En août 2007, il démissionne de son poste de ministre délégué à l’Intérieur, puis brigue, aux législatives de septembre, un mandat de député à Rhamna. Le natif de Benguerir entendait "redonner sa fierté à la circonscription". Même si les médias ont fait leurs choux gras de l’entrée en politique de "l’ami du roi", Fouad Ali El Himma n’en était pas à son coup d’essai. En 1992, il avait été élu à la tête du conseil communal de Benguerir, puis député en 1995. "L’argument du lien originel au territoire est d’autant plus efficace qu’il se conjugue à l’exemple de réussite d’El Himma", explique le politologue Ahmed Bendella, qui a suivi la campagne d’El Himma en 2007, parlant même de "voix royale".

"Le fait d’avoir été créé par un homme du Palais continue d’être le péché originel du PAM, analyse pour sa part Abdallah Tourabi, politologue et directeur du magazine TelQuel. Les conditions de sa naissance entachent son action et ses propositions. Et ses adversaires politiques ne manquent pas de comparer son projet à celui du PND égyptien ou du RCD tunisien."

Un parti d’élus, susceptible de rassembler une majorité alternative à la coalition dirigée par le Parti de la justice et du développement (PJD).

Pourtant, El Himma a démissionné de ses responsabilités au sein du PAM à la mi-2011 avant d’être nommé conseiller du roi en novembre de la même année. Et ceux qui prédisaient la fin du PAM après son départ en sont pour leurs frais. Avec 47 députés en 2011, c’est la deuxième force de l’opposition. Tandis que se profilent des élections communales en 2015, le PAM, aujourd’hui dirigé par Mustapha Bakkoury, un technocrate, peut compter sur de puissants réseaux de notables (6 015 élus communaux en 2009, loin devant tous les grands partis historiques), qui lui ont permis d’ailleurs de remporter une majorité de conseils régionaux et préfectoraux. C’est donc un parti d’élus, susceptible de rassembler une majorité alternative à la coalition dirigée par le Parti de la justice et du développement (PJD).

Alliances ou union(s) libre(s) ?

Rivaux dans la compétition électorale, unis dans le rejet de Benkirane, les trois autres partis de l’opposition parlementaire entretiennent des liens contrastés avec le PAM. Si l’Istiqlal et l’Union socialiste des forces populaires (USFP) ont forgé entre eux une alliance qui fleure la nostalgie de la défunte Koutla, les deux partis gardent leurs distances avec le PAM.

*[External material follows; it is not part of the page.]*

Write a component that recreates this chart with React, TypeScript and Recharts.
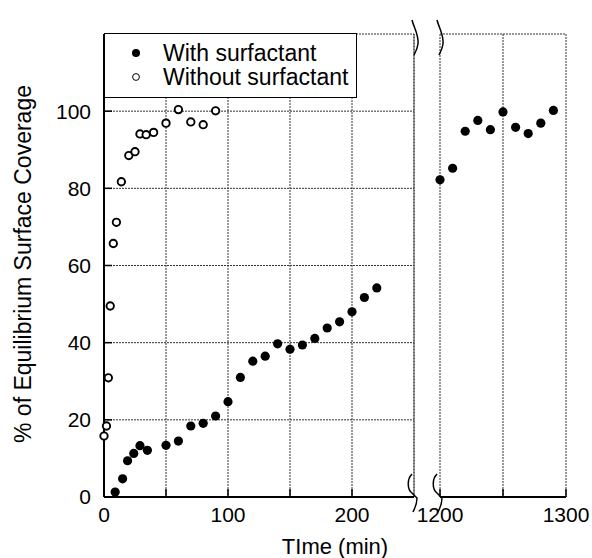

Les seules initiatives conjointes concernent des projets de loi du gouvernement, comme cela a été le cas récemment lors d’un communiqué des quatre (Istiqlal, PAM, USFP et Uni­on constitutionnelle) rejetant l’avant-projet de loi organique sur la région et menaçant de "prendre les mesures qui s’imposent, y compris le boycott" des prochaines communales. En 2011, le PAM était déjà allié à l’UC dans le cadre du G8. Mais cette alliance éphémère a volé en éclats, puisque deux anciens du G8 font partie du gouvernement actuel.